Do we forgive those closest to us more often than those on the margins of our acquaintance? Do we forgive the privileged more than the underprivileged? Do we forgive the child more readily than the adult? And what do we forgive — a debt? a tresspass? a sin? a minor slight? a major upheaval? These are not easy to answer, and may vary in our experience.

One easily engages in verbal barbs with a colleague over something rather ridiculous, without thought of forgiving them. Why? The same occurs in traffic when someone’s impulsive driving causes us frustration. Do we forgive then? And what of the mistakes that cost a spouse, a IMG_20150730_115706child, a loved one, an employee, an employer time or money or dignity? Do we forgive these?

“Forgive us… as we forgive…”

All sins, debts, and trespasses encroach on someone else’s life journey; they affect more than just the sinner, debtor, or trespasser. In some cases, the effect is enormous, in others light. The Lord’s prayer teaches us that our forgiveness of small misdeeds allows God and others to forgive our small misdeeds. Forgiveness of larger misdeeds allows God and others to forgive our large misdeeds. Notice that the prayer of forgiveness rises to God first with a covenantal caveat. Inasmuch as we are forgiven by God, so we must forgive others. For those of us baptized for the remission of all our sins — original and personal — we see in the Lord’s Prayer the need for continual conversion of heart and mind in a spirit in an attitude of forgiveness. Otherwise, our so-called salvation is no salvation at all and puts into question our relationship to God and his Christ.

The call to forgiveness is a call to reconciliation through love. We forgive because we love. Without active love, there is no possibility of forgiveness. Beyond this comes a catharsis borne of that love:  When we forgive, we release the burden of the misdeed weighing on our minds. We give ourselves the right and privilege to be free of its torment —  and pass the right and privilege on to others to also be free from the guilt and shame of the misdeed. May we all learn to forgive each other more readily.

Easter: A New Beginning

Photo taken 2015 of a Mosaic at The Athenaeum, Cincinnati, OH
The Risen Christ

The Resurrection of Jesus ought to bring overwhelming joy to those who claim Jesus Christ as savior. Jesus’ crucifixion — the epitome of human indignity — does not stop the God of Life. By overcoming Death, God through Jesus shows humankind the ultimate power and resilience of life and offers a more powerful alternative to Death in all of its manifestations.

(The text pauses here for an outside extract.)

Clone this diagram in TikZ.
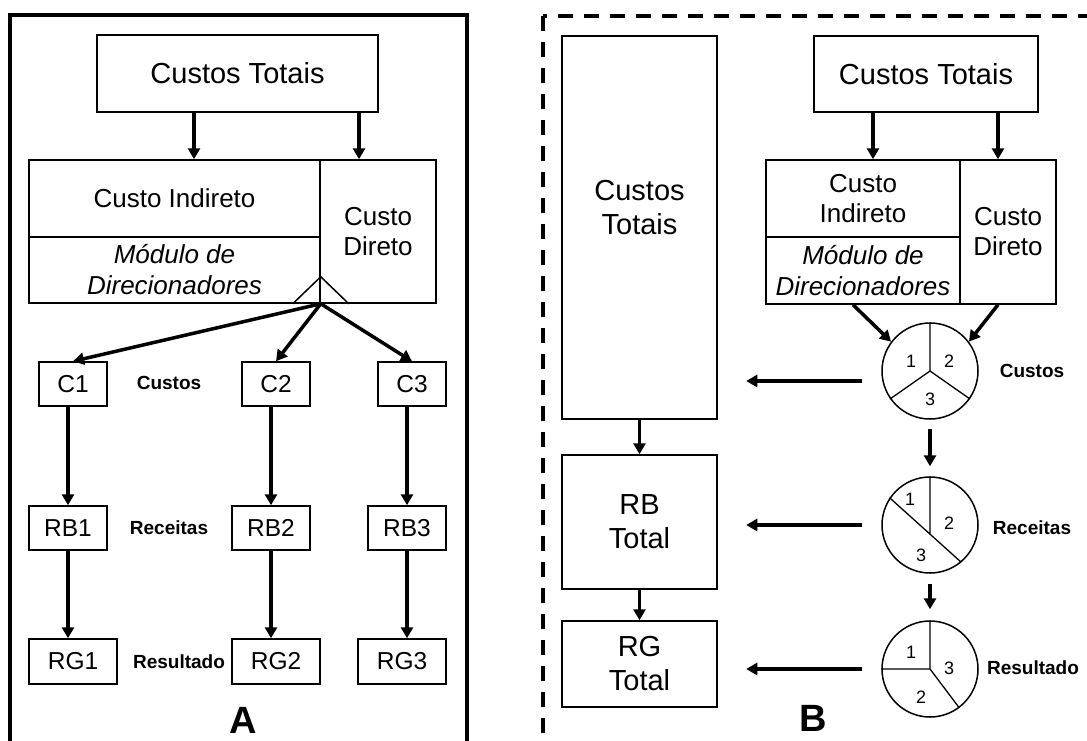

God undermines all the myths and lies of Hell by tearing the proverbial door of Death off of its hinges. Jesus’ crucifixion becomes itself an act that paradoxically spotlight’s humanity’s inherent dignity in the face of utter indignity against it. In Scripture, Jesus’ lived humility, charity, suffering, and grace endure through the tortures and indignities he suffers. And in rising, Jesus shows his followers a new way, a new beginning, a renewed sense of dignity that they have always had.

Some of Jesus’ own disciples viewed his death as an unfair ending to a righteously lived life. It took an empty tomb and more than a few appearances to shift the disciples (followers) — women and men — into apostles (those sent forth). Our lives may not be anywhere near righteous, but if we call ourselves disciples of Jesus, the Resurrection graces us with the promise of regeneration of body and spirit. This promise teaches us that we are more than by-standers and more than followers. We are apostles, called to bring others to this life-giving, resurrected Jesus.

Sometimes, we focus only on the ending of a season in our lives, whatever that may be. Instead, we ought to shift our focus to the new beginning such an ending affords. The ending forces us to examine our lives, to scrutinize our behaviors and mindsets; the resurrection allows us to draw from within the courage to claim a new path, to draw a fresh breath, to erase the past and start over. It is truly what Baptism does sacramentally and symbolically, and is why Christians around the world welcome new members into the faith through baptism — at Easter, or at any time of year.

Isn’t that what is truly meant by the ancient Latin phrase Ite Missa Est? “Go, It’s the Dismissal.” We are dismissed to be no longer disciples only, but apostles proclaiming the Good News. The end of every worship service, every Mass, every solemn assembly, every season, is a new beginning.